Data provided -
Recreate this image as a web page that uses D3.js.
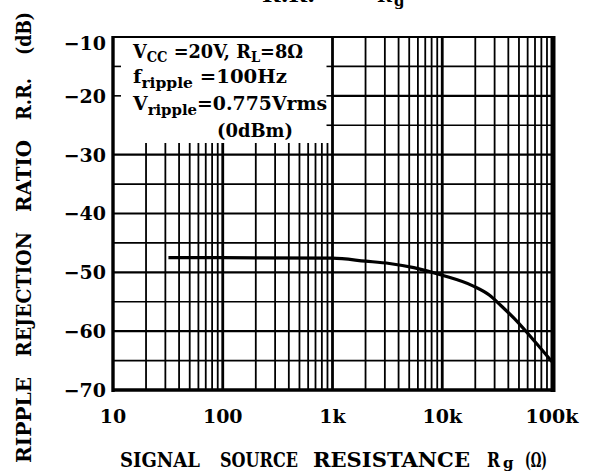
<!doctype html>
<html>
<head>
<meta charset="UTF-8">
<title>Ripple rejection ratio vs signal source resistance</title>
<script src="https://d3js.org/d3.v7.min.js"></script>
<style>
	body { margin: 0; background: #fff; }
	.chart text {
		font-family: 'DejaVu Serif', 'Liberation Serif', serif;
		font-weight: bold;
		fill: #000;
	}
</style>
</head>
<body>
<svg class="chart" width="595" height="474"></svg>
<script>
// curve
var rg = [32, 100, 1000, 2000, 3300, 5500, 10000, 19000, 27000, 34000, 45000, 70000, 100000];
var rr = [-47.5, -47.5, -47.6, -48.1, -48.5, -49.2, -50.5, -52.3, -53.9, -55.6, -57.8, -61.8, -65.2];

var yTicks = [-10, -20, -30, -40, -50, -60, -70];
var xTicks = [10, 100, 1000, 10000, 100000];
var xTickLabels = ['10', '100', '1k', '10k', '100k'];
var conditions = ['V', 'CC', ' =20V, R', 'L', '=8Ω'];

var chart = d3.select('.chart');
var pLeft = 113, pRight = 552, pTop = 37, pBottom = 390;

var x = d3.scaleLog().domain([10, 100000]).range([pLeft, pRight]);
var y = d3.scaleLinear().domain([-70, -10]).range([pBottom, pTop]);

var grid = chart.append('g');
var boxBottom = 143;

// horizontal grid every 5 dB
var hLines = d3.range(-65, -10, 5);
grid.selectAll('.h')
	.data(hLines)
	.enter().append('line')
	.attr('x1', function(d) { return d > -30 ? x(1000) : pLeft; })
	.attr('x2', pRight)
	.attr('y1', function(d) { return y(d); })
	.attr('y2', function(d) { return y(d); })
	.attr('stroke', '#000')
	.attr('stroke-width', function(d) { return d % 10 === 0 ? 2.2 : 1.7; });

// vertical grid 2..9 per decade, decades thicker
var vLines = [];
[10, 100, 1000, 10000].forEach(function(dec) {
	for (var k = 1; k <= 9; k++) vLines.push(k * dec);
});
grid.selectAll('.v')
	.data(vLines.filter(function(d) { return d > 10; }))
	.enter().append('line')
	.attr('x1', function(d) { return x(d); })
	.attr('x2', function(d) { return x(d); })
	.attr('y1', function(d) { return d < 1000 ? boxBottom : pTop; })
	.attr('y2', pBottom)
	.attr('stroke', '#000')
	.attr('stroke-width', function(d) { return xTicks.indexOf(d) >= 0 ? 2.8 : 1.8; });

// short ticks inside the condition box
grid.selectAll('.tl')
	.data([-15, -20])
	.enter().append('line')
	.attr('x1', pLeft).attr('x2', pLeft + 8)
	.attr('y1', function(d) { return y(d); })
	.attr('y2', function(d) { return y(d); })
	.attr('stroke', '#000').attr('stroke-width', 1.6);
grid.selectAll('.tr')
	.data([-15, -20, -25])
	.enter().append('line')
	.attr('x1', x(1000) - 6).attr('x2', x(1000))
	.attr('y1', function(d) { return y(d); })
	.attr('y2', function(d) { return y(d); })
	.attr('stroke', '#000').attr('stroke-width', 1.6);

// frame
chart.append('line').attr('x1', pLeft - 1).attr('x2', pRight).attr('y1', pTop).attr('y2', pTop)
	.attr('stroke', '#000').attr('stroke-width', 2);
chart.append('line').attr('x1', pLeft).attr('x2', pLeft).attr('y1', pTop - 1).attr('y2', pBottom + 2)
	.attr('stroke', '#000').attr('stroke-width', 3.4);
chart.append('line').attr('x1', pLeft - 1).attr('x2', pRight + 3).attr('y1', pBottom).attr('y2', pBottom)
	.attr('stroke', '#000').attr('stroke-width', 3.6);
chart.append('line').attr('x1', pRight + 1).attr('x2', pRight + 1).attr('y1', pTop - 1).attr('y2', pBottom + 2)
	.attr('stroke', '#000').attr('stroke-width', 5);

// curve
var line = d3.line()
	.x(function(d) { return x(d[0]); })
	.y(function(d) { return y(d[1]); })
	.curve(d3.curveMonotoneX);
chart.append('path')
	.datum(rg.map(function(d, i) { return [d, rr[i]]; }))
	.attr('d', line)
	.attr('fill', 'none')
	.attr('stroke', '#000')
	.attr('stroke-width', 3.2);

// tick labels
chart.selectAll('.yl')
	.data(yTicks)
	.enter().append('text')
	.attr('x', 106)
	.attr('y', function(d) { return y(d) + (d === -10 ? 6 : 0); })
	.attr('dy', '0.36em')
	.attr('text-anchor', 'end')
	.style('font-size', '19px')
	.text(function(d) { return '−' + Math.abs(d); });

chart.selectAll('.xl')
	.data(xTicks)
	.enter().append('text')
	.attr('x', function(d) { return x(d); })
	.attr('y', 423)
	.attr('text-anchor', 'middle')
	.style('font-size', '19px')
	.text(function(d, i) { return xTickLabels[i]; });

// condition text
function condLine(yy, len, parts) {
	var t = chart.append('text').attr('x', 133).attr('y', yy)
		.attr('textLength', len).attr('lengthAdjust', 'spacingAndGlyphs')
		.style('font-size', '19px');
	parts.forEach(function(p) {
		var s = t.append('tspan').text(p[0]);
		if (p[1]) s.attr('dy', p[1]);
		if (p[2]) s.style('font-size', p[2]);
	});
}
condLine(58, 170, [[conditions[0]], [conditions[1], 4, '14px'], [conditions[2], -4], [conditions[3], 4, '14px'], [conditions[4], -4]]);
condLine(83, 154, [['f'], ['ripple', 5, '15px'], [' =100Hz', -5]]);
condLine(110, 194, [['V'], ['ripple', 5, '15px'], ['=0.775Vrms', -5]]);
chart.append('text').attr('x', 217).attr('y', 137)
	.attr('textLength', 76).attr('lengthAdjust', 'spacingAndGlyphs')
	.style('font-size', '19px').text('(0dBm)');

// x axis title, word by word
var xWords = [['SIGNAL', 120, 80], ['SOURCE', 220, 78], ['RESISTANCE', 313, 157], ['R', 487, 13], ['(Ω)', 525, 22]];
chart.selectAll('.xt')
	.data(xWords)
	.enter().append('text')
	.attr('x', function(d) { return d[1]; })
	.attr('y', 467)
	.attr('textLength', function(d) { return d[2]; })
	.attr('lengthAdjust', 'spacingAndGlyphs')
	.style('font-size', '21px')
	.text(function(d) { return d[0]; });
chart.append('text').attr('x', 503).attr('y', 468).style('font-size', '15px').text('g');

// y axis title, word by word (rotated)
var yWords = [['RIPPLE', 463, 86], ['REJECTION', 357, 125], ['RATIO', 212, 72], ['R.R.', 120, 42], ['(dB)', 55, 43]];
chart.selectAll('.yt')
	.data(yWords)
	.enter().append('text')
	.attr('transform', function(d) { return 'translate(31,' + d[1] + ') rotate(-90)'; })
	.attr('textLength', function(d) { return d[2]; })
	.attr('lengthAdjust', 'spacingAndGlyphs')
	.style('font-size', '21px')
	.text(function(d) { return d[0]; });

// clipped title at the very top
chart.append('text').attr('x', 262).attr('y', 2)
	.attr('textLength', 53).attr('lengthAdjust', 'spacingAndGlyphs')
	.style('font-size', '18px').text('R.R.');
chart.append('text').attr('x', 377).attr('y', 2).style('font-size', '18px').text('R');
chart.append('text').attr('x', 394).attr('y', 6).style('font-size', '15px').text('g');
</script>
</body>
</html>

Brief - Leave out the pictures and restate everything else word for word.

Written reply -
Recreate this image as a web page that uses D3.js.
<!doctype html>
<html>
<head>
<meta charset="UTF-8">
<title>Ripple rejection ratio vs signal source resistance</title>
<script src="https://d3js.org/d3.v7.min.js"></script>
<style>
	body { margin: 0; background: #fff; }
	.chart text {
		font-family: 'DejaVu Serif', 'Liberation Serif', serif;
		font-weight: bold;
		fill: #000;
	}
</style>
</head>
<body>
<svg class="chart" width="595" height="474"></svg>
<script>
// curve
var rg = [32, 100, 1000, 2000, 3300, 5500, 10000, 19000, 27000, 34000, 45000, 70000, 100000];
var rr = [-47.5, -47.5, -47.6, -48.1, -48.5, -49.2, -50.5, -52.3, -53.9, -55.6, -57.8, -61.8, -65.2];

var yTicks = [-10, -20, -30, -40, -50, -60, -70];
var xTicks = [10, 100, 1000, 10000, 100000];
var xTickLabels = ['10', '100', '1k', '10k', '100k'];
var conditions = ['V', 'CC', ' =20V, R', 'L', '=8Ω'];

var chart = d3.select('.chart');
var pLeft = 113, pRight = 552, pTop = 37, pBottom = 390;

var x = d3.scaleLog().domain([10, 100000]).range([pLeft, pRight]);
var y = d3.scaleLinear().domain([-70, -10]).range([pBottom, pTop]);

var grid = chart.append('g');
var boxBottom = 143;

// horizontal grid every 5 dB
var hLines = d3.range(-65, -10, 5);
grid.selectAll('.h')
	.data(hLines)
	.enter().append('line')
	.attr('x1', function(d) { return d > -30 ? x(1000) : pLeft; })
	.attr('x2', pRight)
	.attr('y1', function(d) { return y(d); })
	.attr('y2', function(d) { return y(d); })
	.attr('stroke', '#000')
	.attr('stroke-width', function(d) { return d % 10 === 0 ? 2.2 : 1.7; });

// vertical grid 2..9 per decade, decades thicker
var vLines = [];
[10, 100, 1000, 10000].forEach(function(dec) {
	for (var k = 1; k <= 9; k++) vLines.push(k * dec);
});
grid.selectAll('.v')
	.data(vLines.filter(function(d) { return d > 10; }))
	.enter().append('line')
	.attr('x1', function(d) { return x(d); })
	.attr('x2', function(d) { return x(d); })
	.attr('y1', function(d) { return d < 1000 ? boxBottom : pTop; })
	.attr('y2', pBottom)
	.attr('stroke', '#000')
	.attr('stroke-width', function(d) { return xTicks.indexOf(d) >= 0 ? 2.8 : 1.8; });

// short ticks inside the condition box
grid.selectAll('.tl')
	.data([-15, -20])
	.enter().append('line')
	.attr('x1', pLeft).attr('x2', pLeft + 8)
	.attr('y1', function(d) { return y(d); })
	.attr('y2', function(d) { return y(d); })
	.attr('stroke', '#000').attr('stroke-width', 1.6);
grid.selectAll('.tr')
	.data([-15, -20, -25])
	.enter().append('line')
	.attr('x1', x(1000) - 6).attr('x2', x(1000))
	.attr('y1', function(d) { return y(d); })
	.attr('y2', function(d) { return y(d); })
	.attr('stroke', '#000').attr('stroke-width', 1.6);

// frame
chart.append('line').attr('x1', pLeft - 1).attr('x2', pRight).attr('y1', pTop).attr('y2', pTop)
	.attr('stroke', '#000').attr('stroke-width', 2);
chart.append('line').attr('x1', pLeft).attr('x2', pLeft).attr('y1', pTop - 1).attr('y2', pBottom + 2)
	.attr('stroke', '#000').attr('stroke-width', 3.4);
chart.append('line').attr('x1', pLeft - 1).attr('x2', pRight + 3).attr('y1', pBottom).attr('y2', pBottom)
	.attr('stroke', '#000').attr('stroke-width', 3.6);
chart.append('line').attr('x1', pRight + 1).attr('x2', pRight + 1).attr('y1', pTop - 1).attr('y2', pBottom + 2)
	.attr('stroke', '#000').attr('stroke-width', 5);

// curve
var line = d3.line()
	.x(function(d) { return x(d[0]); })
	.y(function(d) { return y(d[1]); })
	.curve(d3.curveMonotoneX);
chart.append('path')
	.datum(rg.map(function(d, i) { return [d, rr[i]]; }))
	.attr('d', line)
	.attr('fill', 'none')
	.attr('stroke', '#000')
	.attr('stroke-width', 3.2);

// tick labels
chart.selectAll('.yl')
	.data(yTicks)
	.enter().append('text')
	.attr('x', 106)
	.attr('y', function(d) { return y(d) + (d === -10 ? 6 : 0); })
	.attr('dy', '0.36em')
	.attr('text-anchor', 'end')
	.style('font-size', '19px')
	.text(function(d) { return '−' + Math.abs(d); });

chart.selectAll('.xl')
	.data(xTicks)
	.enter().append('text')
	.attr('x', function(d) { return x(d); })
	.attr('y', 423)
	.attr('text-anchor', 'middle')
	.style('font-size', '19px')
	.text(function(d, i) { return xTickLabels[i]; });

// condition text
function condLine(yy, len, parts) {
	var t = chart.append('text').attr('x', 133).attr('y', yy)
		.attr('textLength', len).attr('lengthAdjust', 'spacingAndGlyphs')
		.style('font-size', '19px');
	parts.forEach(function(p) {
		var s = t.append('tspan').text(p[0]);
		if (p[1]) s.attr('dy', p[1]);
		if (p[2]) s.style('font-size', p[2]);
	});
}
condLine(58, 170, [[conditions[0]], [conditions[1], 4, '14px'], [conditions[2], -4], [conditions[3], 4, '14px'], [conditions[4], -4]]);
condLine(83, 154, [['f'], ['ripple', 5, '15px'], [' =100Hz', -5]]);
condLine(110, 194, [['V'], ['ripple', 5, '15px'], ['=0.775Vrms', -5]]);
chart.append('text').attr('x', 217).attr('y', 137)
	.attr('textLength', 76).attr('lengthAdjust', 'spacingAndGlyphs')
	.style('font-size', '19px').text('(0dBm)');

// x axis title, word by word
var xWords = [['SIGNAL', 120, 80], ['SOURCE', 220, 78], ['RESISTANCE', 313, 157], ['R', 487, 13], ['(Ω)', 525, 22]];
chart.selectAll('.xt')
	.data(xWords)
	.enter().append('text')
	.attr('x', function(d) { return d[1]; })
	.attr('y', 467)
	.attr('textLength', function(d) { return d[2]; })
	.attr('lengthAdjust', 'spacingAndGlyphs')
	.style('font-size', '21px')
	.text(function(d) { return d[0]; });
chart.append('text').attr('x', 503).attr('y', 468).style('font-size', '15px').text('g');

// y axis title, word by word (rotated)
var yWords = [['RIPPLE', 463, 86], ['REJECTION', 357, 125], ['RATIO', 212, 72], ['R.R.', 120, 42], ['(dB)', 55, 43]];
chart.selectAll('.yt')
	.data(yWords)
	.enter().append('text')
	.attr('transform', function(d) { return 'translate(31,' + d[1] + ') rotate(-90)'; })
	.attr('textLength', function(d) { return d[2]; })
	.attr('lengthAdjust', 'spacingAndGlyphs')
	.style('font-size', '21px')
	.text(function(d) { return d[0]; });

// clipped title at the very top
chart.append('text').attr('x', 262).attr('y', 2)
	.attr('textLength', 53).attr('lengthAdjust', 'spacingAndGlyphs')
	.style('font-size', '18px').text('R.R.');
chart.append('text').attr('x', 377).attr('y', 2).style('font-size', '18px').text('R');
chart.append('text').attr('x', 394).attr('y', 6).style('font-size', '15px').text('g');
</script>
</body>
</html>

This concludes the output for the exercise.